Domingo XXI del T. O.: La puerta estrecha de la compasión y la fe

 

El salmo 116 es el más breve de todos, pero no le falta contenido en sus dos versículos: “Alabad al Señor todas las naciones, aclamadlo todos los pueblos. Firme es su misericordia con nosotros, su fidelidad dura por siempre”. Por un lado, la llamada a la alabanza universal. Es la tarea del creyente, alabar, reconocer a Dios y glorificarlo por su grandeza, sabiduría y la belleza de cuanto ha hecho.

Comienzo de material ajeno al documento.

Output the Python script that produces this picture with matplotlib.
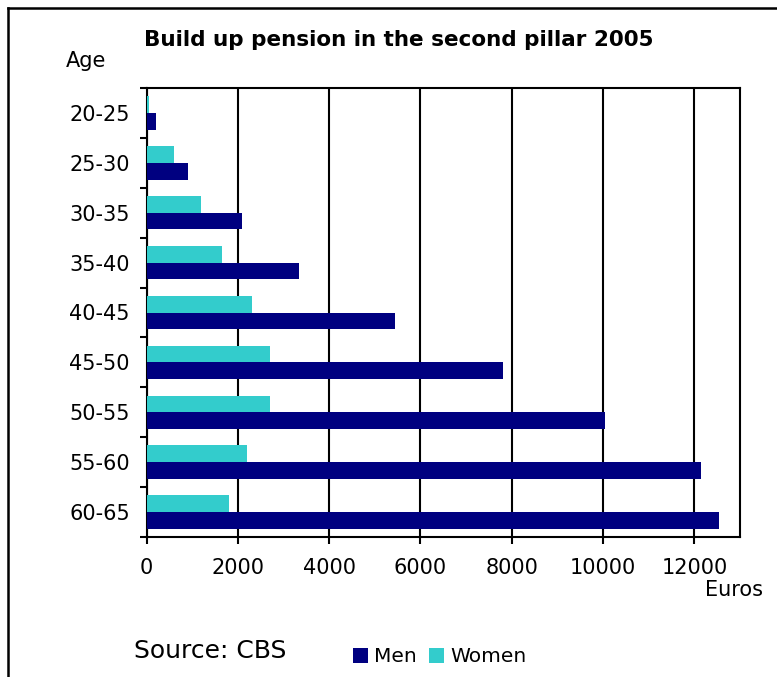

Por otro lado, el salmo recoge los dos conceptos fundamentales que definen a Dios en el Antiguo Testamento, los más repetidos: misericordia y fidelidad, hésed y êmet. Dios es el Dios compasivo, de entrañas compasivas, incapaz de no sentir ternura por sus criaturas; pero también es el Dios fiel, constante, perseverante, que “no abandona la obra de sus manos”, no sabe desentenderse, no deja de esperarnos ni nos cierra la puerta para siempre. Él nos espera siempre porque nos ama. Un Dios así merece ser alabado.

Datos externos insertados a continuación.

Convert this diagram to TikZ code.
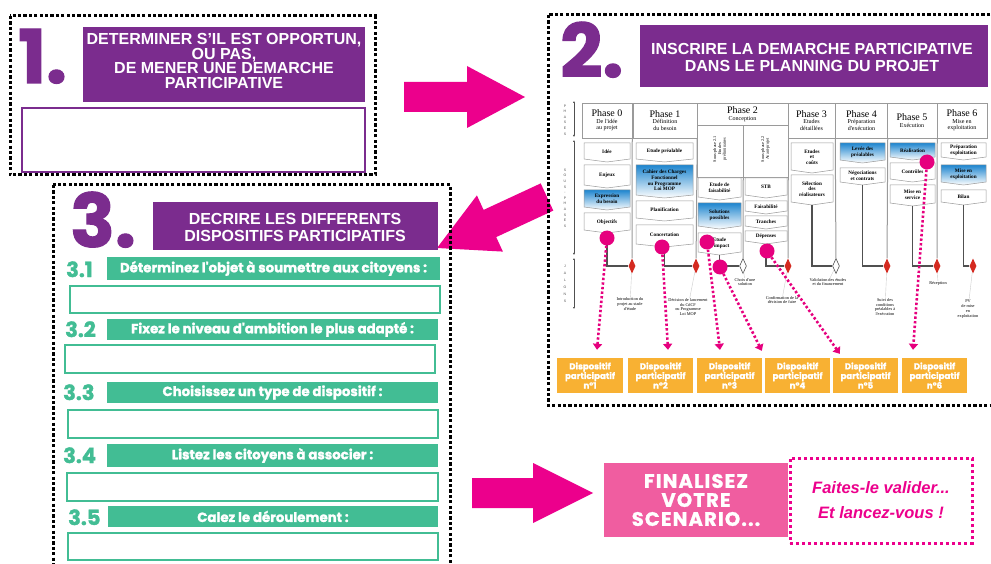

Evangelio de Lucas. A la pregunta por el número de los salvados, si serán pocos o no, el Señor responde con una recomendación: “Esforzaos en entrar por la puerta estrecha, pues os digo que muchos intentarán entrar y no podrán”. ¿Cuál es la puerta estrecha? ¿Y cuál será “la ancha”, por la que es fácil pasar, quizás esto es más fácil de adivinar? La ancha, parece obvio, es vivir al propio antojo, con libertinaje, descuidado de Dios y de los hermanos. Preocupado por uno mismo, por darse gusto y placer, por seguir todos los instintos y secundar todas las ocurrencias y planes personales (ahora que vivimos muy preocupados por “autorrealizarnos”, vivir así, solo para uno mismo sin hacer caso a nadie más). Esta me parece sin duda la puerta ancha, la facilona, la cómoda.

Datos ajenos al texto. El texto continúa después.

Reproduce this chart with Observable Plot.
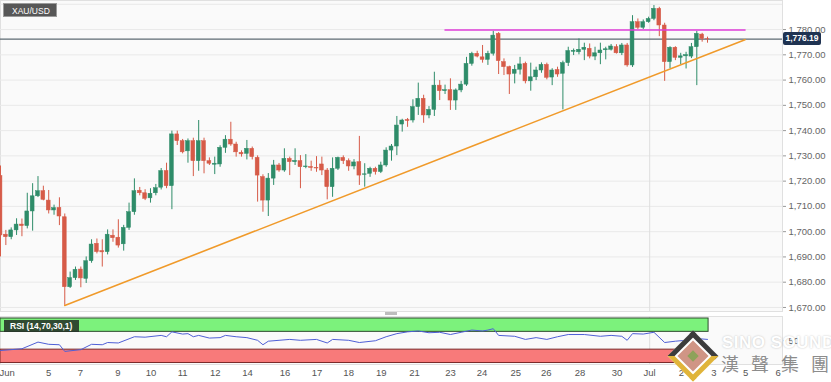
<!DOCTYPE html>
<html><head><meta charset="utf-8">
<script src="https://cdn.jsdelivr.net/npm/d3@7"></script>
<script src="https://cdn.jsdelivr.net/npm/@observablehq/plot@0.6"></script>
<style>
body{margin:0;background:#fff;}
#wrap{position:relative;width:831px;height:382px;overflow:hidden;font-family:"Liberation Sans",Arial,sans-serif;}
#main,#rsi{position:absolute;left:0;}
#main{top:0}
#rsi{top:316px}
.sym{position:absolute;left:3px;top:3px;width:54px;height:14px;background:#575757;color:#fff;font-size:8.5px;line-height:14px;padding-left:8px;box-sizing:border-box;border:1px solid #9a9a9a;}
.rsilbl{position:absolute;left:4px;top:320px;width:75px;height:12px;background:rgba(38,50,40,0.88);color:#fff;font-size:8.5px;font-weight:bold;line-height:12px;padding-left:6px;box-sizing:border-box;}
.handle{position:absolute;left:385px;top:312px;width:12px;height:3px;background:#bdbdbd;}
.tag{position:absolute;left:783px;width:38px;height:13px;background:#1f3352;color:#fff;font-size:8.5px;font-weight:bold;line-height:13px;text-align:center;border-radius:2px;}
.logo{position:absolute;left:675px;top:338px;width:22px;height:22px;transform:rotate(45deg);border:5px solid;border-color:#3c3c3c #e0b43a #e0b43a #3c3c3c;background:#fff;padding:2px;box-sizing:content-box;}
.logo .in{width:22px;height:22px;background:#d09585;position:relative;}
.logo .in div{position:absolute;left:7px;top:7px;width:8px;height:8px;background:#8ea25a;}
.wm1{position:absolute;left:722px;top:333px;font-size:17px;font-weight:bold;color:#fff;text-shadow:0 0 2px rgba(0,0,0,0.25);white-space:nowrap;letter-spacing:0.5px;}
.wm2{position:absolute;left:721px;top:350px;font-size:18px;color:#8c8c8c;font-family:"Noto Sans CJK TC",sans-serif;white-space:nowrap;letter-spacing:12px;text-shadow:0 0 2px #fff;}
</style>
</head><body>
<div id="wrap">
  <div id="main"></div>
  <div id="rsi"></div>
</div>
<script>
// ---- data (4-hour XAU/USD candles) ----
const symbol = "XAU/USD";
const open = [1722,1698.8,1697.8,1700.5,1702.8,1702.2,1708,1714,1716,1712.3,
1708.4,1709.4,1705.7,1678,1681.6,1685,1681.3,1688.3,1695.2,1692.3,
1691.9,1698.4,1697.6,1695,1701.5,1707.7,1716.2,1715.2,1713.2,1715.2,
1717.4,1724,1718,1738.5,1735.8,1731.8,1735.8,1727.9,1735.8,1727.9,
1726.5,1726.6,1733.2,1736.4,1734.5,1731.2,1730.8,1732.8,1729.2,1721.6,
1712.3,1721,1726.2,1724.2,1728.8,1727.5,1727.9,1725.5,1725.6,1725.2,
1726.6,1724.2,1717.6,1724.9,1729.2,1727.9,1725.8,1727.5,1722.5,1722.9,
1724.9,1723.6,1726.2,1732.1,1733.7,1742.4,1744.2,1744,1749.3,1752.6,
1746,1748.2,1757.8,1755.6,1756,1751.9,1755.9,1758.2,1766.4,1770.4,
1769,1768,1770.4,1778.3,1767.1,1765.1,1762.5,1764.1,1766.4,1759.5,
1761.1,1763.8,1766,1761,1764,1762.5,1766.7,1771.2,1771,1772,
1772.4,1769.3,1770.6,1771.8,1772,1773,1770.6,1773.7,1765.8,1782.9,
1780.7,1782.9,1784.2,1788.2,1781.6,1767.1,1772.8,1768.8,1769.4,1769.3,
1773,1778,1776.3];
const high = [1726,1700.5,1701.5,1705.1,1705,1715.2,1719,1721.8,1718,1716.3,
1710.5,1713.4,1707,1684,1686,1686,1690,1696.8,1697.1,1696.8,
1700.7,1700.7,1704.7,1702.5,1711.3,1720.9,1717.5,1716.6,1717,1718.7,
1725,1727.1,1739.8,1739.8,1736.5,1736.7,1737,1744,1737,1729.2,
1729.5,1734,1738,1743.3,1735.4,1732,1736.1,1733.5,1730,1722.5,
1723,1728.2,1727,1732.8,1729.5,1732.8,1730.1,1730.5,1727.9,1729.7,
1729.5,1725,1729.2,1729.5,1730,1728.8,1728.5,1737.7,1726.9,1725.5,
1725.5,1727.5,1733.2,1734.5,1745.6,1744.5,1744.8,1752.2,1758.8,1754,
1749.5,1763.1,1759.8,1758,1760.5,1756.5,1759.5,1769,1771,1771.4,
1773.7,1771.4,1779.3,1778.8,1768.4,1765.5,1765.8,1769,1767.1,1766.7,
1765.1,1766.8,1766.7,1764.5,1765.1,1767.5,1773,1772.3,1776.3,1774.6,
1774.3,1773,1774.6,1773,1774.1,1774,1774.5,1774.5,1785.5,1784.2,
1783.8,1784.9,1789.5,1788.8,1782.5,1773.2,1773.2,1770.6,1771,1774.5,
1779.3,1778.5,1777];
const low = [1690,1694.5,1696.8,1698.5,1698,1701.1,1700.2,1713.5,1712.2,1707,
1706.5,1702.4,1670.8,1677.5,1680.7,1677.8,1679.5,1687.5,1691.2,1686,
1690.8,1695.8,1693.5,1692.3,1700.5,1706.5,1714.2,1712.3,1711.3,1714.2,
1716.5,1717,1708.7,1734.1,1730.8,1727.1,1721.8,1723.9,1722.9,1726.2,
1722.6,1725.5,1731,1733.8,1729.5,1729.5,1728.4,1728.4,1711.7,1707.7,
1706,1718.3,1723.5,1723.5,1722.2,1726.2,1717,1724.9,1723.9,1723.5,
1722.2,1712.6,1713.6,1724.2,1726.6,1723.9,1724.5,1718.3,1717.6,1721.5,
1722.4,1723,1725.5,1727.9,1730.1,1739.4,1741.3,1743,1746,1742.9,
1744.7,1745.6,1751.9,1754.3,1748,1748,1755,1757.5,1765.5,1768.8,
1766.7,1765.8,1769.5,1762.2,1761.8,1754.3,1758.5,1762,1758.5,1755.6,
1759.8,1762.7,1760.1,1757.8,1761.1,1748.2,1765.4,1769.7,1770,1767.7,
1768.4,1767.7,1766.1,1768,1771.5,1770.3,1769.7,1765.1,1765,1780,
1780,1782.5,1783.5,1777.2,1759.5,1764.5,1767.7,1766.1,1764.4,1768.5,
1757.8,1775,1774.6];
const close = [1698.5,1697.8,1700.5,1702.8,1702.2,1708,1714,1716,1712.6,1708.4,
1709.3,1706,1678,1681.6,1684.9,1681.5,1688.3,1694.9,1691.9,1691.8,
1698.8,1697.4,1694.5,1701.5,1707.7,1716,1715.2,1713,1715,1717.2,
1724,1718,1738.5,1735.8,1731.4,1735.8,1727.9,1735.8,1727.9,1726.9,
1726.9,1733.2,1736.4,1734.5,1731.4,1730.6,1732.8,1729.5,1722.2,1712.3,
1721,1726.2,1724.2,1728.8,1727.5,1728,1725.5,1725.8,1725.2,1725,
1724.2,1717.6,1724.9,1729.2,1727.9,1725.8,1727.4,1722.2,1722.7,1724.9,
1723.6,1726.2,1732.1,1733.7,1742,1744,1743.8,1749.3,1752.6,1746,
1748.2,1757.8,1755.6,1756,1751.9,1755.9,1758.2,1766.4,1770.4,1769.3,
1768,1770.4,1777.6,1767.5,1765.1,1762.2,1764.1,1766.2,1759.5,1761.1,
1763.8,1766,1760.9,1763.8,1762.2,1766.7,1771.5,1771.6,1772,1772.8,
1769.3,1770.6,1771.7,1772.2,1773.3,1770.6,1773.7,1765.8,1782.9,1780.7,
1782.9,1784.2,1788.2,1781.6,1767.1,1772.8,1768.8,1769.4,1769.9,1773,
1778.3,1776.3,1776.19];

// drawn study lines (candle index, price)
const resistIdx = [83, 139];
const resistVal = [1779.8, 1779.8];
const trendIdx = [12, 139];
const trendVal = [1670.8, 1776.0];

// RSI (14) readings
const rsiIdx = [0,4,7,9,11,12,15,17,19,20,22,25,27,30,31,32,34,35,36,37,39,41,42,44,46,48,49,50,52,54,56,59,61,62,65,67,70,72,74,76,78,80,82,84,86,88,90,91,92,93,96,98,100,102,104,106,109,112,114,116,117,118,120,122,124,126,128,130,132];
const rsiVal = [28,32,47,42,41,26,30,42,41,46,45,59,58,62,59,70,65,66,59,62,56,57,62,59,57,51,41,49,51,53,51,53,45,53,51,46,50,59,66,70,72,68,69,64,69,74,72,74,77,62,60,53,57,53,59,64,64,60,62,60,51,66,65,69,46,49,51,55,53];
const rsiLevels = [30, 70];

// axis ticks
const priceTicks = [1670,1680,1690,1700,1710,1720,1730,1740,1750,1760,1770,1780];
const gridLevels = [1670,1680,1690,1700,1710,1720,1730,1740,1750,1760,1770,1780,1790];
const dateIdx = [1.25,9,14.9,21.9,28.1,34,40.1,46.1,53.1,59.1,65,71.1,77.3,84,89.9,96.2,101.9,108.2,115.1,121.2,127.1,133.2,139.1,145.2];
const dateLbl = ["Jun","5","7","9","10","11","12","14","16","17","18","19","21","23","24","25","26","28","30","Jul","2","3","5","6"];
const monthIdx = [121.2];
const rsiTicks = [0, 50];

// ---- build ----
const candles = open.map((o, i) => ({i, o, h: high[i], l: low[i], c: close[i]}));
const GREEN = "#2e8c69", RED = "#d65b48";
const col = d => d.c >= d.o ? GREEN : RED;
const xDomain = [0, 146];
const font = {fontFamily: "'Liberation Sans', Arial, sans-serif", fontSize: "9.5px", color: "#5a5a5a", background: "transparent", overflow: "visible"};
const lastPrice = close[close.length - 1];
const resist = resistIdx.map((x, k) => ({x, y: resistVal[k]}));
const trend = trendIdx.map((x, k) => ({x, y: trendVal[k]}));
const rsi = rsiIdx.map((x, k) => ({x, y: rsiVal[k]}));
const lblMap = new Map(dateIdx.map((d, k) => [d, dateLbl[k]]));
const lastIdx = open.length - 1;

const main = Plot.plot({
  width: 831, height: 316, marginLeft: 0, marginRight: 49, marginTop: 0, marginBottom: 5,
  x: {domain: xDomain, axis: null},
  y: {domain: [1668.4, 1791.5], axis: null},
  color: {type: "identity"},
  style: font,
  marks: [
    Plot.frame({fill: "#fafafa", stroke: "#e0e0e0"}),
    Plot.ruleY(gridLevels, {stroke: "#e9e9e9"}),
    Plot.ruleX(monthIdx, {stroke: "#dedede"}),
    Plot.ruleY([lastPrice], {stroke: "#5d6a72", strokeWidth: 1.3}),
    Plot.ruleX(candles, {x: "i", y1: "l", y2: "h", stroke: col, strokeWidth: 1}),
    Plot.rect(candles, {x1: d => d.i - 0.36, x2: d => d.i + 0.36, y1: "o", y2: "c", fill: col, stroke: col, strokeWidth: 0.5}),
    Plot.line(resist, {x: "x", y: "y", stroke: "#e03fd9", strokeWidth: 1.6}),
    Plot.line(trend, {x: "x", y: "y", stroke: "#f09a2a", strokeWidth: 1.6}),
    Plot.axisY(priceTicks, {anchor: "right", tickFormat: d3.format(",.2f"), tickSize: 3, tickPadding: 3, stroke: "#999", fill: "#666"})
  ]
});
document.getElementById("main").appendChild(main);

const rsiChart = Plot.plot({
  width: 831, height: 66, marginLeft: 0, marginRight: 49, marginTop: 0, marginBottom: 18,
  x: {domain: xDomain, axis: null},
  y: {domain: [-3.4, 104.5], axis: null},
  style: font,
  marks: [
    Plot.frame({fill: "#fafafa", stroke: "#e0e0e0"}),
    Plot.ruleX(monthIdx, {stroke: "#dedede"}),
    Plot.rect([{x1: 0, x2: lastIdx + 0.2, y1: rsiLevels[1], y2: 100}], {x1: "x1", x2: "x2", y1: "y1", y2: "y2", fill: "#7cf27c", stroke: "#2f4a2f", strokeWidth: 1}),
    Plot.rect([{x1: 0, x2: lastIdx + 0.2, y1: 0, y2: rsiLevels[0]}], {x1: "x1", x2: "x2", y1: "y1", y2: "y2", fill: "#f87a7a", stroke: "#7a2a2a", strokeWidth: 1}),
    Plot.line(rsi, {x: "x", y: "y", stroke: "#4f5fd6", strokeWidth: 1}),
    Plot.axisX(dateIdx, {anchor: "bottom", tickSize: 0, tickPadding: 5, tickFormat: d => lblMap.get(d), fill: "#555"}),
    Plot.axisY(rsiTicks, {anchor: "right", tickSize: 3, tickPadding: 3, stroke: "#999", fill: "#666"})
  ]
});
document.getElementById("rsi").appendChild(rsiChart);

// overlays: labels, price tag, watermark
const wrap = document.getElementById("wrap");
const sym = document.createElement("div"); sym.className = "sym"; sym.textContent = symbol; wrap.appendChild(sym);
const rl = document.createElement("div"); rl.className = "rsilbl"; rl.textContent = "RSI (14,70,30,1)"; wrap.appendChild(rl);
const hd = document.createElement("div"); hd.className = "handle"; wrap.appendChild(hd);
const tag = document.createElement("div"); tag.className = "tag";
tag.textContent = d3.format(",.2f")(lastPrice);
tag.style.top = (main.scale("y").apply(lastPrice) - 6.5) + "px";
wrap.appendChild(tag);
const logo = document.createElement("div"); logo.className = "logo"; logo.innerHTML = '<div class="in"><div></div></div>'; wrap.appendChild(logo);
const w1 = document.createElement("div"); w1.className = "wm1"; w1.textContent = "SINO SOUND"; wrap.appendChild(w1);
const w2 = document.createElement("div"); w2.className = "wm2"; w2.textContent = "漢聲集團"; wrap.appendChild(w2);
</script>
</body></html>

Ahora me parece más sencillo y obvio intuir la puerta estrecha. La estrecha es la que me llama a cuidar de Dios -buscar su voluntad, escuchar su Palabra- y a cuidar de mis hermanos y de mí mismo. Es la que me lleva al sacrificio de mí mismo, a la entrega de mi tiempo, mis dones y mi dinero a los demás. No me deja desentenderme de ellos. Me apela a la responsabilidad, al cuidado, al compromiso. A no ser un ser egoísta, narcisista e idólatra, que vive para sí, esclavo de sí mismo y de sus necias ideas. Alguien que ha puesto su mirada y su modelo en Jesús, y solo desea crecer hacia él, ganando en libertad, ensanchando el corazón para que quepan más personas. Aprendiendo a vivir como Dios es -recordamos el salmo de hoy 116- misericordioso y fiel. Compasivo y creyente, perseverando en la búsqueda de Dios y del hermano. Los discursos baratos y necios de odio no tienen cabida para un creyente, necesitamos pasando por la puerta estrecha un pensar maduro y compasivo, que sabe que todos los humanos estamos hechos de la misma pasta, tenemos las mismas necesidades, anhelos, gozos y sufrimientos. Corre la misma sangre por nuestras venas. Sonreímos con el mismo gesto y lloramos con las mismas lágrimas. Busquemos esta puerta estrecha, la otra es demasiado simple y vulgar, no lleva a ningún sitio ni bueno ni santo.